In December 2010, the BRICs became the BRICS when South Africa was invited to join what was now a newly minted political grouping.
Source: World Finance
Writing in the FT on the occasion of the anniversary, O’Neill’s retrospective on the concept focused on the question of whether they had got the future right. The upshot is that as far as China and India are concerned they were not far off. In fact, as far as China was concerned, they were, if anything, too cautious.
As far as the BRICs as a group were concerned they were right about the first decade. Between 2000 and 2011 the BRICs more than doubled their share of the global economy from 8% in 2000 to 19% in 2011. But since 2014 Brazil and Russia have gone through prolonged recessions, due to domestic political turmoil, international sanctions and the commodity price recession.
By August 2013, amidst the “taper tantrum” Brazil and India found themselves included in a new and less promising grouping - the Fragile Five - an idea coined by Morgan Stanley, to capture the economies vulnerable to investor outflows (joined by Indonesia, South Africa and Turkey).
As an investment strategy betting on the BRICS has not been a winning move. As Bloomberg commented.
Franklin Templeton Investments and Schroder Investment Management launched BRIC-themed funds TEMBRAC and SCHBREA in October 2005, with HSBC Holdings Plc and Goldman Sachs following soon after with their own HSBBRIC and GBRAX. By 2007, Invesco Ltd. and BlackRock Inc. had launched exchange-traded funds built around those developing nations as well with EEB and BKF.
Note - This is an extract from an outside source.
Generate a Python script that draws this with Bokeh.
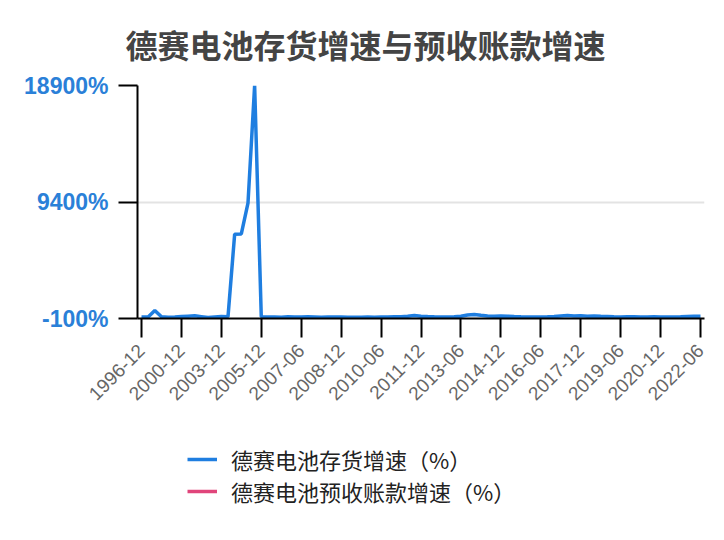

None of those investment vehicles quite lived up to the hype of the early years, though. Goldman folded its money-losing BRIC fund in 2015, merging it with a broader emerging-market portfolio. Invesco’s ETF was shuttered last year in a wave of closures.
An investment into Templeton’s BRIC fund upon its inception would net a total return of roughly 130% today in dollar terms, compared with 220% and 440% for portfolios that tracked the emerging-market benchmark and the S&P 500 Index respectively, according to data compiled by Bloomberg.
Ziad Daoud, chief emerging markets economist at Bloomberg Economics has recently coined a new concept - “BEASTS”—Brazil, Egypt, Argentina, South Africa and Turkey— “which he sees as most vulnerable due to the combination of lower reserves, weaker current account balances and higher external debt”.
Looking back as a historian what is most striking is not so much the accuracy of the predictions, but the shock of the new registered by the emergence and then the circulation of the BRICs concept. Something radical was happening. Coining a neologism was a way to respond to the dramatic change in the structure of the world economy.
Many of us had to go through that reorientation.
Personally, I was shocked into the realization of the global by work I was doing in the late 1990s with the senior leadership of BP, the oil major (h/t Melissa Lane). The close encounter with the wide horizons of the oil business rocked my world. BP was my globalization shock.
Working on a home computer, I embarked on an amateur effort to map cross-national global inequality, marrying national inequality numbers to PPP-adjusted GDP numbers to make a rough estimate of the global middle class. I presented the results, which I will have to excavate from the files in my office, to a BP audience sometime over the winter of 2000-2001. I remember my colleague Simon Szreter button-holing me after my presentation to tell me that there were people working along similar lines at the World Bank.
There was a phase, between finishing Statistics and the German State and before I settled on writing Wages of Destruction, in which I envisioned writing a book about the rise of the Asian middle class.
It was clear that the 21st-century was going to be different. We’ve been scrambling to catch up all along.